How a Tropical Disturbance Becomes a Hurricane
The path from easterly wave to hurricane follows a progression defined by wind speed. When a disturbance first organizes into a system with a closed circulation and sustained winds below 39 mph, it’s classified as a tropical depression. Once winds reach 39 mph, it becomes a named tropical storm. At 74 mph, it officially becomes a hurricane.
From there, the scale continues upward. A Category 1 hurricane has winds of 74 to 95 mph, enough to snap large tree branches and knock out power for days. Category 2 (96 to 110 mph) causes major roof and siding damage. Category 3 begins the “major hurricane” designation at 111 mph, where well-built homes can lose their roofs and utilities may be out for weeks. Category 4 storms (130 to 156 mph) cause severe structural damage and can leave areas uninhabitable for months. Category 5, at 157 mph or higher, destroys a high percentage of homes outright.
This intensification can happen gradually over days or with alarming speed. Rapid intensification, when a storm’s winds increase by at least 35 mph in 24 hours, tends to occur when a system crosses a pocket of unusually deep warm water with very low shear. Some of the most destructive hurricanes in recent decades underwent rapid intensification shortly before landfall, giving communities little time to prepare.
How Warming Oceans Are Changing the Pattern
Rising ocean temperatures are not clearly increasing the total number of hurricanes that form each year.

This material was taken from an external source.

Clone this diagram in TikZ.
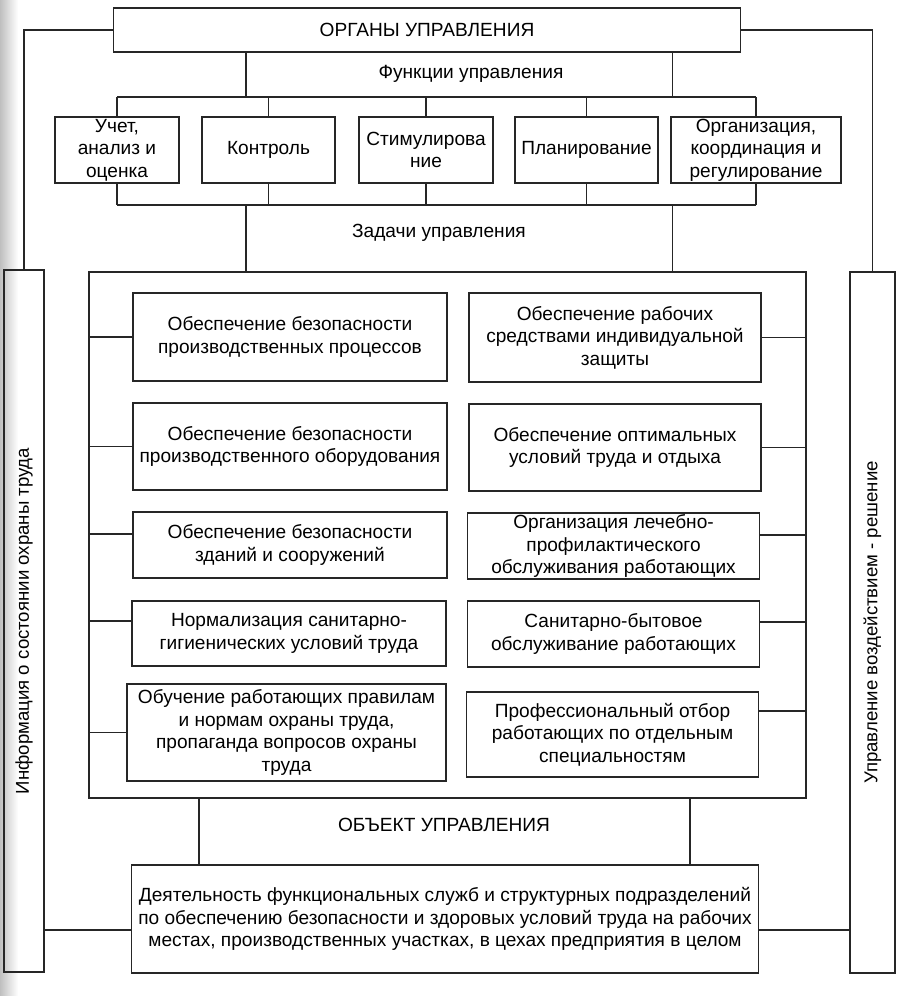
\documentclass[tikz,border=0pt]{standalone}
\usepackage{fontspec}
\setmainfont{Liberation Sans}
\usetikzlibrary{positioning}

\begin{document}
\begin{tikzpicture}[
    x=1pt, y=-1pt,
    every node/.style={font=\fontsize{19.1}{22.6}\selectfont},
    box/.style={draw=black!85, line width=1.3pt, inner sep=0pt, align=center},
    func/.style={box, minimum height=66pt},
    task/.style={box, minimum width=314pt},
    duty/.style={box, minimum width=292pt},
    side/.style={rotate=90, font=\fontsize{18.6}{22.6}\selectfont},
    line/.style={draw=black!85, line width=1.3pt}
]
    \useasboundingbox (0,0) rectangle (912,996);
    % scan shade on the left edge
    \shade[left color=black!25, right color=white] (0,0) rectangle (18,996);

    % management bodies and functions
    \node[box, minimum width=627pt, minimum height=44pt] (organs) at (427,30) {ОРГАНЫ УПРАВЛЕНИЯ};
    \node (funclabel) at (471,74) {Функции управления};
    \node[func, minimum width=124pt] (f1) at (117,150) {Учет,\\анализ и\\оценка};
    \node[func, minimum width=133pt] (f2) at (268.5,150) {Контроль};
    \node[func, minimum width=134pt] (f3) at (426,150) {Стимулирова\\ние};
    \node[func, minimum width=143pt] (f4) at (586.5,150) {Планирование};
    \node[func, minimum width=170pt] (f5) at (756,150) {Организация,\\координация и\\регулирование};
    \node (tasklabel) at (439,233) {Задачи управления};

    \coordinate (ftop) at (0,97);
    \coordinate (fbot) at (0,205);
    \coordinate (ua) at (246,0);
    \coordinate (ub) at (672.5,0);

    % tasks
    \node[box, minimum width=717pt, minimum height=526pt] (tasks) at (447.5,535) {};
    \node[task, minimum height=88pt] (t1) at (290,337) {Обеспечение безопасности\\производственных процессов};
    \node[task, minimum height=87pt] (t2) at (290,446.5) {Обеспечение безопасности\\производственного оборудования};
    \node[task, minimum height=66pt] (t3) at (290,545) {Обеспечение безопасности\\зданий и сооружений};
    \node[task, minimum height=65pt] (t4) at (289,633.5) {Нормализация санитарно-\\гигиенических условий труда};
    \node[task, minimum width=319pt, minimum height=97pt] (t5) at (286.5,732.5) {Обучение работающих правилам\\и нормам охраны труда,\\пропаганда вопросов охраны\\труда};
    \node[duty, minimum height=89pt] (r1) at (615,337.5) {Обеспечение рабочих\\средствами индивидуальной\\защиты};
    \node[duty, minimum height=87pt] (r2) at (615,447.5) {Обеспечение оптимальных\\условий труда и отдыха};
    \node[duty, minimum height=66pt] (r3) at (613.5,546) {Организация лечебно-\\профилактического\\обслуживания работающих};
    \node[duty, minimum height=66pt] (r4) at (613.5,634) {Санитарно-бытовое\\обслуживание работающих};
    \node[duty, minimum height=85pt] (r5) at (612.5,734.5) {Профессиональный отбор\\работающих по отдельным\\специальностям};

    % object
    \node (objlabel) at (444,825) {ОБЪЕКТ УПРАВЛЕНИЯ};
    \node[box, minimum width=627pt, minimum height=108pt] (object) at (445,919) {Деятельность функциональных служб и структурных подразделений\\по обеспечению безопасности и здоровых условий труда на рабочих\\местах, производственных участках, в цехах предприятия в целом};
    \coordinate (oa) at (199,0);
    \coordinate (ob) at (690,0);
    \coordinate (oy) at (0,930);

    % feedback boxes
    \node[box, minimum width=40pt, minimum height=702pt] (info) at (24,621) {};
    \node[side] (infotext) at (info) {Информация о состоянии охраны труда};
    \node[box, minimum width=45pt, minimum height=701pt] (impact) at (872.5,622.5) {};
    \node[side] (impacttext) at (impact) {Управление воздействием - решение};

    % connectors
    \draw[line] (ua |- organs.south) -- (ua |- ftop);
    \draw[line] (ub |- organs.south) -- (ub |- ftop);
    \draw[line] (f1.north |- ftop) -- (f5.north |- ftop);
    \draw[line] (f1.south |- fbot) -- (f5.south |- fbot);
    \foreach \f in {f1,f2,f3,f4,f5} {
        \draw[line] (\f.north) -- (\f.north |- ftop);
        \draw[line] (\f.south) -- (\f.south |- fbot);
    }
    \draw[line] (ua |- fbot) -- (ua |- tasks.north);
    \draw[line] (ub |- fbot) -- (ub |- tasks.north);
    \foreach \t/\s in {t1/0,t2/0,t3/11,t4/12.5,t5/0}
        \draw[line] ([yshift=\s pt]\t.west) coordinate (tc) -- (tc -| tasks.west);
    \foreach \r/\s in {r1/0,r2/0,r3/11,r4/12,r5/23.5}
        \draw[line] ([yshift=\s pt]\r.east) coordinate (rc) -- (rc -| tasks.east);
    \draw[line] (oa |- tasks.south) -- (oa |- object.north);
    \draw[line] (ob |- tasks.south) -- (ob |- object.north);
    \draw[line] (organs.west) -| (info.north);
    \draw[line] (organs.east) -| (impact.north);
    \draw[line] (info.east |- oy) -- (object.west |- oy);
    \draw[line] (object.east |- oy) -- (impact.west |- oy);
\end{tikzpicture}
\end{document}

Current models project little change, or even a slight decrease, in overall tropical cyclone frequency worldwide. What is changing is intensity. The proportion of storms that reach Category 4 and 5 strength is projected to increase over this century, and rapid intensification events are expected to become more common.

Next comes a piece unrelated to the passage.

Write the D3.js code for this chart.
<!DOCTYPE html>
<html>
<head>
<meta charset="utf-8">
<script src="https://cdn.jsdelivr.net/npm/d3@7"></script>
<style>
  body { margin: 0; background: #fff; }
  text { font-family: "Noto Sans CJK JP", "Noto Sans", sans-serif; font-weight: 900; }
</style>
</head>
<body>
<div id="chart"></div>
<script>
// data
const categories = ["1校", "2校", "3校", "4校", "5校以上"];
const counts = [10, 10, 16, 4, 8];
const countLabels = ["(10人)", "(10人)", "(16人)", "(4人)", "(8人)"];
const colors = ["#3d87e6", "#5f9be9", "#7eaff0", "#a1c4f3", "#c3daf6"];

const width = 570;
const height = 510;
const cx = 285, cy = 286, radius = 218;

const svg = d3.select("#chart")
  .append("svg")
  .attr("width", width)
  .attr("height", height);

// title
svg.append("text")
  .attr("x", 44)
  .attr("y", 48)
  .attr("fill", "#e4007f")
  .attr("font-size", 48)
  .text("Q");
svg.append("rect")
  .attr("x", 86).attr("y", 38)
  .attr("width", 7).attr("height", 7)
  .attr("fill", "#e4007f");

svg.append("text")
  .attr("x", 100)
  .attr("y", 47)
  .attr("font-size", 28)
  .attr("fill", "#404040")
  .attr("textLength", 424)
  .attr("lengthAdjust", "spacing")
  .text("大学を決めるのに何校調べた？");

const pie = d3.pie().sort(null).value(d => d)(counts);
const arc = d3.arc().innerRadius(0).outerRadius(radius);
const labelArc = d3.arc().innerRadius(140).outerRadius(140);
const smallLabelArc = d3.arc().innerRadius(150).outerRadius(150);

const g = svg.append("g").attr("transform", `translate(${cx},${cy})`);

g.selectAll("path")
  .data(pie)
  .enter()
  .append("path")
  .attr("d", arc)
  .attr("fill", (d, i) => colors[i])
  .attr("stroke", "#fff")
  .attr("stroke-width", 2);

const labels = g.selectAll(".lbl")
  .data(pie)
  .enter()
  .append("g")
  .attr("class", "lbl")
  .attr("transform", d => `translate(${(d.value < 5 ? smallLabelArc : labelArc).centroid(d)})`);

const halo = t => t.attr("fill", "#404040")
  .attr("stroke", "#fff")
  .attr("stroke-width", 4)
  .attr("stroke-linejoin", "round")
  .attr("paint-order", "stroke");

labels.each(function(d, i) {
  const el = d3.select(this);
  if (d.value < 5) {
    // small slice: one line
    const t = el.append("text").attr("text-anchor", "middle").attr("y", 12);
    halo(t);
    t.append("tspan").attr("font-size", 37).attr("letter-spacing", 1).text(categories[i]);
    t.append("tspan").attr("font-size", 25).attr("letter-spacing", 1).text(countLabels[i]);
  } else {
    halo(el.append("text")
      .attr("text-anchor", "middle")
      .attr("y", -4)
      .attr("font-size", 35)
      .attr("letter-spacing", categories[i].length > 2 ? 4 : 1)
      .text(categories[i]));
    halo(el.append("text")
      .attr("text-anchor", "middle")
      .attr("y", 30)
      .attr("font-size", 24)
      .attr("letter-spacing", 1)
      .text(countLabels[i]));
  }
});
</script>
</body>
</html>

Hurricanes that do form in a warmer climate are also expected to produce significantly heavier rainfall. Climate scientists assess with high confidence that human-caused warming has already increased extreme rainfall during tropical cyclones. There is also medium confidence that storms are slowing down in their forward speed, a trend that means more rain falling on the same area for a longer period. The overall picture is fewer but fiercer storms, with the strongest hurricanes of today potentially surpassed by even more powerful ones in the decades ahead.